Photo courtesy of the Midwest U.S. Fish and Wildlife Service via Flickr
Twenty years ago, my mother and I walked out behind the barn, through the darkness, bundled in our warmest clothes. We crawled under the fence and into the woods for what would be my first deer hunt. As I followed, she turned and whispered, “pick up your feet.” Due to my excitement and inexperience, I was unaware that my heavy boots were dragging every leaf and twig along the way causing quite a commotion. I marched on, literally, as to not drag my feet, and we made it to the log we planned to sit on.
Not long after, four deer came over the hill right in front of us. My hands began to tremble and I was sure the deer would hear my heart beating out of my chest. Mom attempted to calm me down but to no avail. I started shooting and the deer starting running. Once the smoke cleared those deer were still running. I doubt I even came close to hitting them. Although we didn’t get a deer, that is a moment that Mom and I will always share and never forget.
As I’ve gotten older, I’ve come to realize that hunting is one the very best ways for me to spend time with loved ones and make memories together. A great hunting memory is rarely forgotten because the story will inevitably be told hundreds of times over the years. I hope all hunters take the chance to invite a friend or family member on their next hunt. It could be the most fun you’ve had in a long time.
I’ve been fortunate enough to hunt with dozens of friends and family, including taking many of them on their very first hunts. When my nephew Kellen was five years old, I had him tag along on his first turkey hunt. We barely made it 20 feet into the woods before I turned and said “pick up your feet.” No sooner did I say the words than I had a quick chuckle at myself. I couldn’t pick up my feet when I was 12; how could I expect this five year old to sneak through the woods? Not 20 steps later I turned again and looked towards his feet with a scowl. He knew what that meant and began to step more quietly. We never did get a turkey that day, but it is a day I’ll cherish forever: the first time I was able to share my passion for hunting with my nephew.
Over the years, I’ve helped friends on their first successful hunts for deer, turkey, geese, and ducks. My wife even shot her first turkey with our nephew sitting right at her side as I watched from the brush. That was a special day for me. There’s nothing better than seeing the excitement in a new hunter’s eyes as the animal approaches. The only thing that compares is the smile on their face after a successful hunt. Some of my best times spent with friends were in the woods or sitting in a duck blind. When the hunting is slow, you’ll talk about anything and everything. It’s an awesome way to connect and really get to know each other.
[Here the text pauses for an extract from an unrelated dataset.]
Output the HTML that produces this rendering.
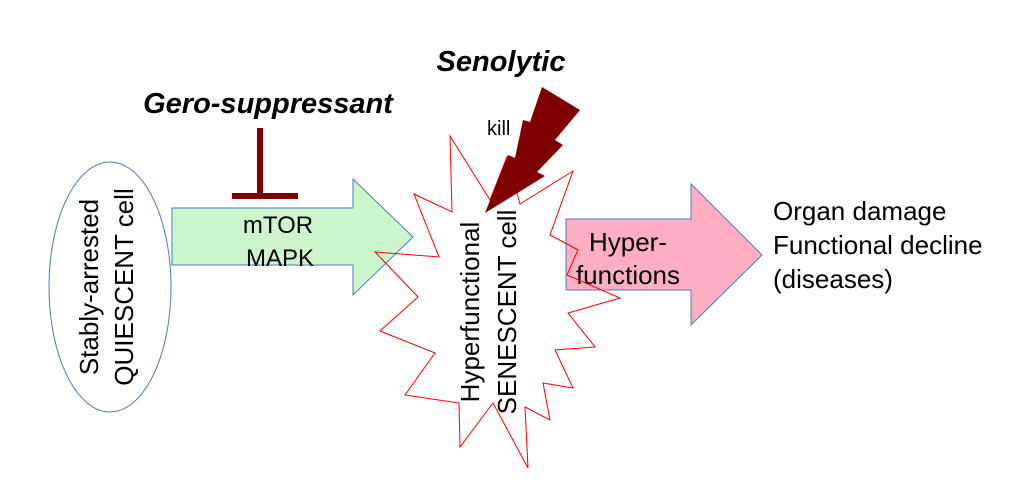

For many hunters the actual hunt is secondary. It is more about the comradery and just spending time together in the outdoors. I’d much rather take my nephew hunting and get one duck than go alone and shoot my limit. When you have a hunting partner, the memories are more vivid and the excitement is elevated. When taking young kids hunting, it can also be a great chance to teach life lessons about patience, persistence and being a responsible hunter and caretaker of the land. Kellen and I have spent many hours hunting together. I don’t know if he loves spending time with me or just loves hunting, but either way, I’ll take it.
Two years ago, I was lucky enough to take Kellen on his first turkey hunt where he was the hunter. He got his turkey, but my favorite part was before the hunt even started. We had a plan to sneak up the hill to our clover plot and hide inside our blind until the turkeys arrived. As we walked up the hill, I told him to lead the way. Not far up the hill, I stepped on a twig and the snap echoed through the woods. Kellen turned around, looked at my feet, and gave me a quick scowl. I couldn’t have been more proud.